Rancid singles burning up the pop charts got left behind in the ‘90s, along with OK Soda and Beavis And Butt-Head. Which concerned the band not a whit: Their fanbase was loyal, and they could still pack large venues and command festival stages. Their records were also consistently strong, even if they were no longer annual affairs — it’d been six years since Indestructible! Let The Dominoes Fall bristled with killer tunes, especially this herky-jerky ska raver punctuated with Hammond B-3 stabs from Stax Records legend Booker T. Jones of the MGs. “This song is about survival at any means necessary,” Rancid explained at the time. “We understand what it means to hit rock bottom.”

“Liberty And Freedom” (Let The Dominoes Fall, 2009)
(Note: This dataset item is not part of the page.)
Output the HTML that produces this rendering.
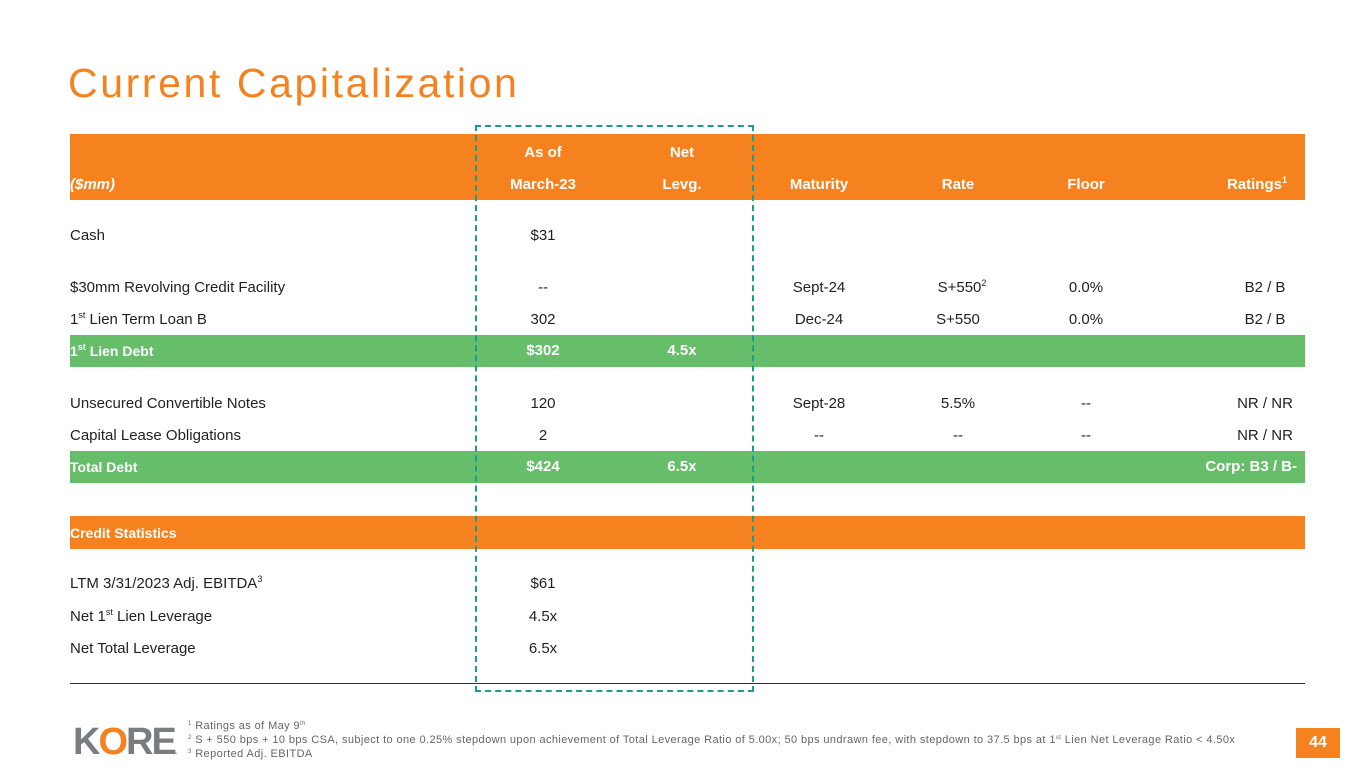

You’d be forgiven for thinking Rancid had gone folk, as Armstrong begins this track with acoustic guitar strums, solemnly reflecting upon the police state coming down. Then the upstroke guitars and light-on-its-feet rat-a-tatting of the drums kicks in, and it’s a ska party all the way. The band took to their Myspace page (in a time when bands still took to their Myspace pages) to explain “Liberty And Freedom”’s intentions: “Plain and simple, this song is about the systematic suppression of ideas and censorship. It’s also a protest song in the folk tradition of Woody Guthrie… The graffiti on the walls will always leave clues. Follow them.”

“Breakdown” (…Honor Is All We Know, 2014)

Five years later, …Honor Is All We Know shows up, with its welcome brace of rebel songs, punk rockers and ska bracers. Rancid’s genre mix-and-matching amps up with Frederiksen lacing slashing post-Johnny Thunders lead guitar through what’s otherwise straight party-time ska. Lyrically, “Breakdown” is a traditional, the band’s stab at a warning-to-rude-boys anthem such as Prince Buster’s “Judge Dread” series or Dandy Livingstone’s much-covered “Rudy, A Message To You”: “You better watch out, or you’ll end up in a cell/Break yourself or you’ll waste yourself.” It’s also easy to see how they were in turn absorbing some energy from ska-punks they’d influenced, such as the Interrupters.

“Where I’m Going” (Trouble Maker, 2017)

It takes real talent to make a paean to world destruction into a celebratory raver. Perhaps it’s because Rancid infuse it with joyous defiance: “You don’t understand where I am or where I’ve been or where I’m going.” They’ve seen trouble, been in it. With their backs against the wall, Frederiksen and Armstrong trade verses about how they’re fighting back against odds seemingly stacked against them from birth: “Retaliation is my crime/Communication, a waste of time…Knowing me, you know I’m never gonna learn/Get in line ’cause it’s your turn/Play with fire and you’re gonna get burned!”